Die Positionen der Wert- und Abspaltungskritik demgegenüber sind klar: Eine Kritik des Antisemitismus ist nur möglich im Kontext einer radikalen Kapitalismuskritik anhand der konkreten historischen Situation, und eine antideutsche Kritik nur durch die Kritik der "deutschen Ideologie" anhand ihrer aktuellen Einbindung in den westlichen Gesamtimperialismus, während die regressive Affirmation von bürgerlicher Aufklärung und kapitalistischer "Zivilisation" zusammen mit der Kritik überhaupt auch die angebliche Kritik des Antisemitismus und die antideutsche Kritik dementiert. Das unbedingte Eintreten für die Existenz Israels ist nur möglich in kritischer Solidarität mit der israelischen säkularen Linken, während die Aufkündigung dieser Solidarität und der ideologische Schulterschluß mit dem reaktionären Likud-Regime gleichzeitig auch die Verteidigung der Existenz Israels dementiert.
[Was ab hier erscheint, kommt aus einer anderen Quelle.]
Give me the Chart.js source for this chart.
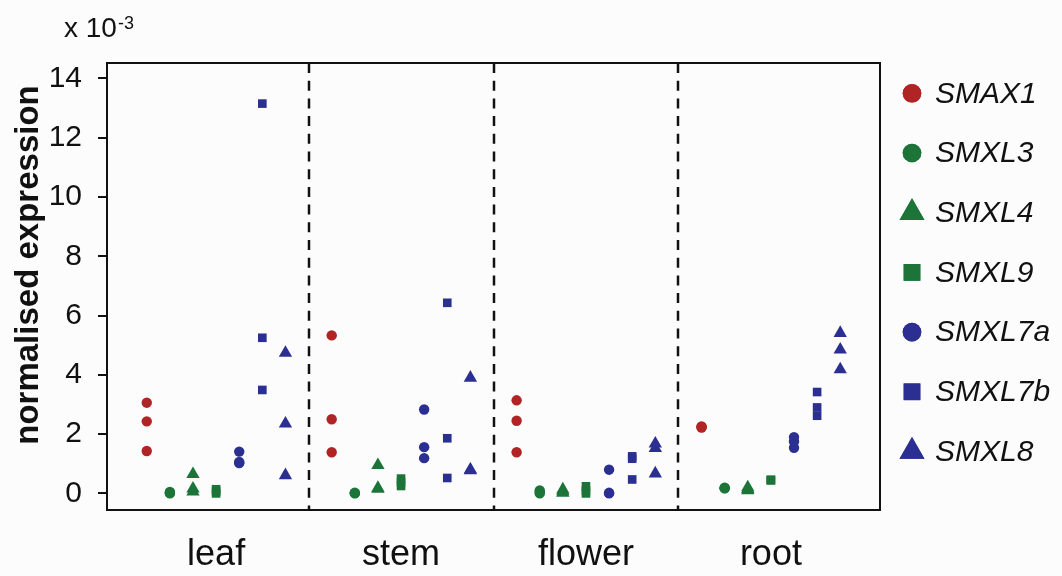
<!DOCTYPE html>
<html>
<head>
<meta charset="utf-8">
<script src="https://cdn.jsdelivr.net/npm/chart.js@4.4.1/dist/chart.umd.min.js"></script>
<style>
  html, body { margin: 0; padding: 0; background: #fcfcfc; }
  #wrap { width: 1062px; height: 576px; position: relative; }
</style>
</head>
<body>
<div id="wrap"><canvas id="c" width="1062" height="576"></canvas></div>
<script>
// ---- data (normalised expression, x 10^-3; three replicates per tissue) ----
const categories = ['leaf', 'stem', 'flower', 'root'];
const seriesNames = ['SMAX1', 'SMXL3', 'SMXL4', 'SMXL9', 'SMXL7a', 'SMXL7b', 'SMXL8'];
const yTicks = [0, 2, 4, 6, 8, 10, 12, 14];

const SMAX1  = [[3.06, 2.43, 1.43], [5.33, 2.50, 1.39], [3.14, 2.45, 1.39], [2.26, 2.24, 2.22]];
const SMXL3  = [[0.05, 0.02, 0.00], [0.02, 0.00, 0.01], [0.10, 0.05, 0.00], [0.18, 0.17, 0.19]];
const SMXL4  = [[0.65, 0.16, 0.06], [0.95, 0.18, 0.15], [0.13, 0.07, 0.02], [0.20, 0.10, 0.14]];
const SMXL9  = [[0.14, 0.07, 0.00], [0.50, 0.38, 0.25], [0.24, 0.10, 0.00], [0.45, 0.44, 0.46]];
const SMXL7a = [[1.41, 1.06, 1.02], [2.83, 1.56, 1.19], [0.80, 0.00, 0.02], [1.90, 1.75, 1.54]];
const SMXL7b = [[13.15, 5.25, 3.49], [6.43, 1.86, 0.52], [1.25, 1.17, 0.47], [3.42, 2.90, 2.62]];
const SMXL8  = [[4.74, 2.35, 0.61], [3.90, 0.78, 0.80], [1.68, 1.53, 0.67], [5.41, 4.85, 4.18]];

const seriesValues = [SMAX1, SMXL3, SMXL4, SMXL9, SMXL7a, SMXL7b, SMXL8];

// ---- styles ----
const RED = 'rgb(176,36,38)';
const GREEN = 'rgb(28,116,56)';
const BLUE = 'rgb(44,47,146)';
const seriesColors = [RED, GREEN, GREEN, GREEN, BLUE, BLUE, BLUE];
const seriesShapes = ['circle', 'circle', 'triangle', 'rect', 'circle', 'rect', 'triangle'];
const shapeRadius = { circle: 5.2, rect: 6.1, triangle: 7.7 };
const legendRadius = { circle: 9.3, rect: 11.8, triangle: 14.4 };

const GROUP_STEP = 8;   // x units between tissue groups
const FONT = '"Liberation Sans", Arial, Helvetica, sans-serif';

const datasets = seriesNames.map((name, s) => {
  const pts = [];
  seriesValues[s].forEach((reps, c) => {
    reps.forEach(v => pts.push({ x: c * GROUP_STEP + (s - 3), y: v }));
  });
  const shape = seriesShapes[s];
  return {
    label: name,
    data: pts,
    pointStyle: shape,
    pointRadius: shapeRadius[shape],
    pointHoverRadius: shapeRadius[shape],
    backgroundColor: seriesColors[s],
    borderColor: seriesColors[s],
    borderWidth: 0,
    showLine: false
  };
});

const decor = {
  id: 'decor',
  beforeDatasetsDraw(chart) {
    const { ctx, chartArea: a, scales } = chart;
    ctx.save();
    // dashed separators between tissues
    ctx.strokeStyle = '#111';
    ctx.lineWidth = 2.5;
    ctx.setLineDash([10, 7.7]);
    for (let c = 0; c < categories.length - 1; c++) {
      const px = Math.round(scales.x.getPixelForValue(c * GROUP_STEP + GROUP_STEP / 2));
      ctx.beginPath();
      ctx.moveTo(px, a.top);
      ctx.lineTo(px, a.bottom);
      ctx.stroke();
    }
    ctx.restore();
  },
  afterDraw(chart) {
    const { ctx, chartArea: a } = chart;
    ctx.save();
    // frame
    ctx.strokeStyle = '#111';
    ctx.lineWidth = 2;
    ctx.setLineDash([]);
    ctx.strokeRect(a.left, a.top, a.right - a.left, a.bottom - a.top);

    // y title
    ctx.fillStyle = '#111';
    ctx.font = 'bold 33px ' + FONT;
    ctx.textAlign = 'center';
    ctx.textBaseline = 'alphabetic';
    ctx.translate(38, 265);
    ctx.rotate(-Math.PI / 2);
    ctx.fillText('normalised expression', 0, 0);
    ctx.setTransform(1, 0, 0, 1, 0, 0);

    // multiplier
    ctx.textAlign = 'left';
    ctx.font = '28px ' + FONT;
    ctx.fillText('x 10', 64, 37);
    const w = ctx.measureText('x 10').width;
    ctx.font = '18px ' + FONT;
    ctx.fillText('-3', 64 + w + 1, 29);

    // legend
    const lx = 912, tx = 935, y0 = 93.3, step = 59.7;
    chart.data.datasets.forEach((ds, i) => {
      const y = y0 + i * step;
      ctx.fillStyle = ds.backgroundColor;
      ctx.strokeStyle = ds.backgroundColor;
      Chart.helpers.drawPoint(ctx, {
        pointStyle: ds.pointStyle,
        radius: legendRadius[ds.pointStyle],
        rotation: 0,
        borderWidth: 0
      }, lx, y);
      ctx.fill();
      ctx.fillStyle = '#111';
      ctx.font = 'italic 30px ' + FONT;
      ctx.textAlign = 'left';
      ctx.textBaseline = 'middle';
      ctx.fillText(ds.label, tx, y + 1);
    });
    ctx.restore();
  }
};

new Chart(document.getElementById('c'), {
  type: 'scatter',
  data: { datasets },
  plugins: [decor],
  options: {
    responsive: false,
    animation: false,
    layout: { padding: { left: 0, top: 63, right: 182, bottom: 0 } },
    plugins: { legend: { display: false }, tooltip: { enabled: false } },
    scales: {
      x: {
        type: 'linear',
        min: -4.72,
        max: (categories.length - 1) * GROUP_STEP + 4.72,
        afterBuildTicks: s => { s.ticks = categories.map((_, i) => ({ value: i * GROUP_STEP })); },
        afterFit: s => { s.height = 66; },
        grid: { display: false, drawTicks: false },
        border: { display: false },
        ticks: {
          autoSkip: false,
          maxRotation: 0,
          padding: 23,
          color: '#111',
          font: { family: FONT, size: 36 },
          callback: v => categories[Math.round(v / GROUP_STEP)]
        }
      },
      y: {
        type: 'linear',
        min: -0.56,
        max: 14.52,
        afterBuildTicks: s => { s.ticks = yTicks.map(v => ({ value: v })); },
        afterFit: s => { s.width = 107; },
        grid: { display: true, drawOnChartArea: false, drawTicks: true, tickLength: 9, color: '#111', lineWidth: 2 },
        border: { display: false },
        ticks: {
          padding: 16,
          color: '#111',
          font: { family: FONT, size: 30 },
          callback: v => String(v)
        }
      }
    }
  }
});
</script>
</body>
</html>
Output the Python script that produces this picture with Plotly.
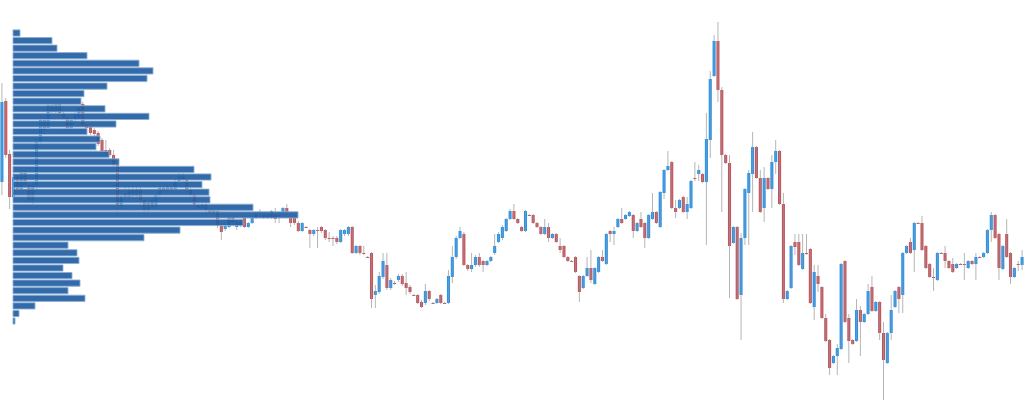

Die prowestlichen Fanatiker der antideutschen Bekenntnis-Sekte von Bahamas/ISF sind nicht deswegen zu bekämpfen, weil sie den heruntergekommenen völkischen Antiimperialismus kritisieren, sondern weil sie diese Kritik völlig delegitimieren durch ihre Parteinahme für die kapitalistische Weltpolizei. Sie sind nicht deswegen radikal zu kritisieren, weil sie den antisemitischen Mob bekämpfen, sondern weil sie diesen Kampf sabotieren durch ihre Inflationierung des Antisemitismus- und Faschismusbegriffs. Nicht ihre Kennzeichnung der postpolitischen Palästinenser-Kommandos als perspektivlose Mordkollektive ist absurd, sondern die Verherrlichung des israelischen Rechtsradikalismus und religiösen Fundamentalismus als Vorschein des Kommunismus.
Wer die Auseinandersetzung mit einer tatsächlich gefährlichen ideologischen Entwicklung (auch in Teilen der Linken) als privaten Claim einer identitätspolitischen Goldader einzäunt, ist dafür haftbar zu machen, daß die radikal kritische Thematisierung dieser zerstörerischen und selbstzerstörerischen Tendenz blockiert wird. Wenn die existentielle Krise der sozialen Emanzipation nur noch als Bühne von Selbstbehauptung und Distinktionshuberei dient, wird sie für die eitle Nabelschau einer verschworenen deutschen Gemeinschaft von notorischen Selbstdarstellern mißbraucht. Deshalb muß es gerade im Namen einer Kritik des völkischen Antiimperialismus und einer Bekämpfung des antisemitischen Mobs darum gehen, die Kleriker der Bahamas-Sekte möglichst zu isolieren, sie zu boykottieren und aus der linken Debatte auszugrenzen, um den Schaden zu minimieren, den sie sowieso anrichten.